Commercial and Multifamily Mortgage Delinquency Rates Continue to Vary by Property Types and Capital Sources

CONTACT
Adam DeSanctis
adesanctis@mba.org
(202) 557-2727

WASHINGTON, D.C. (March 4, 2021) - According to two reports released today by the Mortgage Bankers Association (MBA), delinquency rates for mortgages backed by commercial and multifamily properties decreased in February, as the COVID-19 pandemic's impact on commercial and multifamily mortgage performance continues to vary by the different types of commercial real estate.

The summary of findings come from MBA's February Commercial Real Estate Finance (CREF) Loan Performance Survey, and the latest Commercial/Multifamily Delinquency Report for the fourth quarter of 2020. The CREF Loan Performance Survey was developed to better understand the ways the pandemic is impacting commercial mortgage loan performance. MBA's regular quarterly analysis of commercial/multifamily delinquency rates is based on third-party numbers covering each of the major capital sources.   

"After a slight deterioration at the end of 2020, commercial and multifamily mortgage performance improved for the second straight month in February, bringing delinquency rates down to the lowest level since April 2020," said Jamie Woodwell, MBA's Vice President of Commercial Real Estate Research. "Lodging and retail property loans continue to show the greatest stress, but the shares of outstanding loan balances that are delinquent have fallen from their peak levels by 25 percent and 28 percent, respectively. Across all property types, the share of outstanding balances becoming newly delinquent is also the lowest since the onset of the pandemic, and less than one-quarter of the level from April 2020."

Key Findings from MBA's CREF Loan Performance Survey for February 2021:  

The balance of commercial and multifamily mortgages that are not current decreased in February to its lowest level since April 2020. ·         94.8% of outstanding loan balances were current, up from 94.3% in January.

  • 3.5% were 90+ days delinquent or in REO, down from 3.6% a month earlier.
  • 0.3% were 60-90 days delinquent, unchanged from a month earlier.
  • 0.6% were 30-60 days delinquent, unchanged from a month earlier.
  • 0.8% were less than 30 days delinquent, down from 1.2% a month earlier.

Loans backed by lodging and retail properties continue to see the greatest stress.
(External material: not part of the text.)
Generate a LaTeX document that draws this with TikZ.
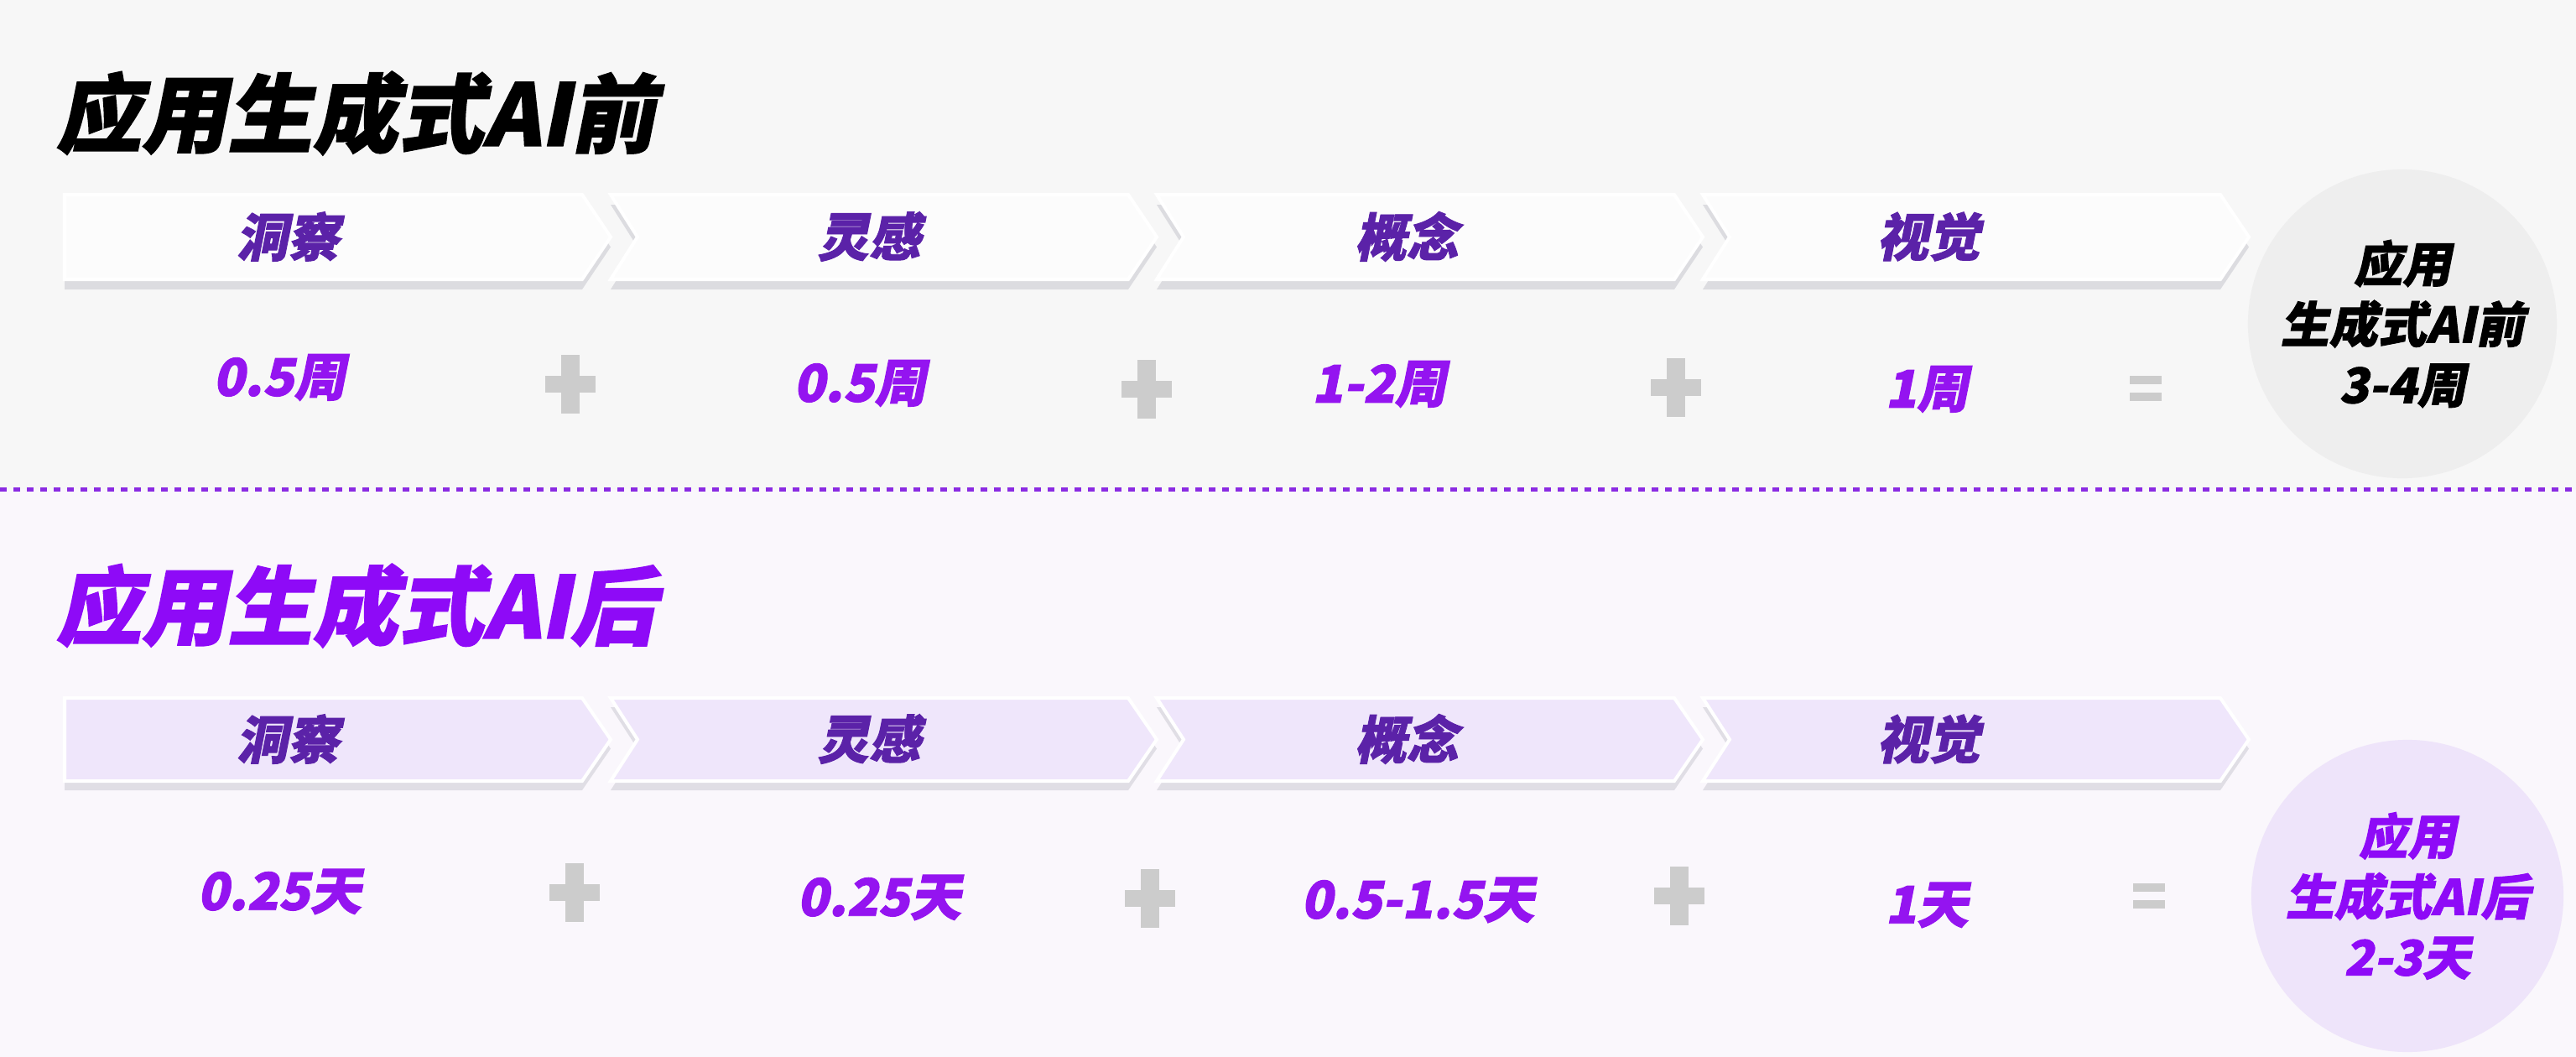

The overall share of lodging, retail, industrial, and office loan balances that are delinquent decreased in February.

  • 20.6% of the balance of lodging loans were not current in January, down from 21.5% a month earlier.
  • 10.8% of the balance of retail loan balances were delinquent, down from 11.8% a month earlier.
  •  Non-current rates for other property types were lower during the month.
  • 2.7% of the balances of industrial property loans were non-current, down from 4.0% a month earlier.
  • 2.4% of the balances of office property loans were non-current, down from 3.0% a month earlier.
  • 1.7% of multifamily balances were non-current, down from 1.8% a month earlier.

Because of the concentration of hotel and retail loans, CMBS loan delinquency rates are higher than other capital sources.

  • 9.3% of CMBS loan balances were non-current, down from 10.0% a month earlier.
  • Non-current rates for other capital sources were more moderate.
  • 2.7% of FHA multifamily and health care loan balances were non-current, down from 3.2% a month earlier.
  •  2.0% of life company loan balances were non-current, down from 2.1%.
  • 1.3% of GSE loan balances were non-current, up from 1.2% a month earlier.

For more information on MBA's CREF Loan Performance Survey for February 2021, please visit: https://www.mba.org/store/products/research/general/report/commercial-real-estate-finance-loan-performance-survey.

Key Findings from MBA's Fourth Quarter of 2020 Commercial/Multifamily Delinquency Report:

Note: MBA's quarterly report relies on the headline delinquency measures used by each capital source. Each capital source's measure is different. The different measures can give a good indication of delinquency trends within a source but should not be used to compare any one capital source to another. 

  • Commercial and multifamily mortgage delinquency rates varied by capital source in the fourth quarter of 2020.
  • Headline delinquency rates (30+ days delinquent or in foreclosure or REO) for the commercial mortgage-backed securities (CMBS) market decreased to 7.5%, which is down from 8.6% in the third quarter of 2020.
  • The 60+ day delinquency rate for life insurance company loans declined from 0.17% to 0.16%. 
  • Fannie Mae reported a multifamily 60+ day delinquency rate of 0.98%, and Freddie Mac reported a rate of 0.16%.
  • Note: Fannie Mae reports loans that are receiving payment forbearance as delinquent, while Freddie Mac excludes those loans.
  • The 90+ day delinquency rate for commercial and multifamily loans held on bank balance sheets rose from 0.72% to 0.83%.
  • MBA's analysis incorporates the measures used by each individual investor group to track the performance of their loans. Because each investor group tracks delinquencies in its own way, delinquency rates are not comparable from one group to another.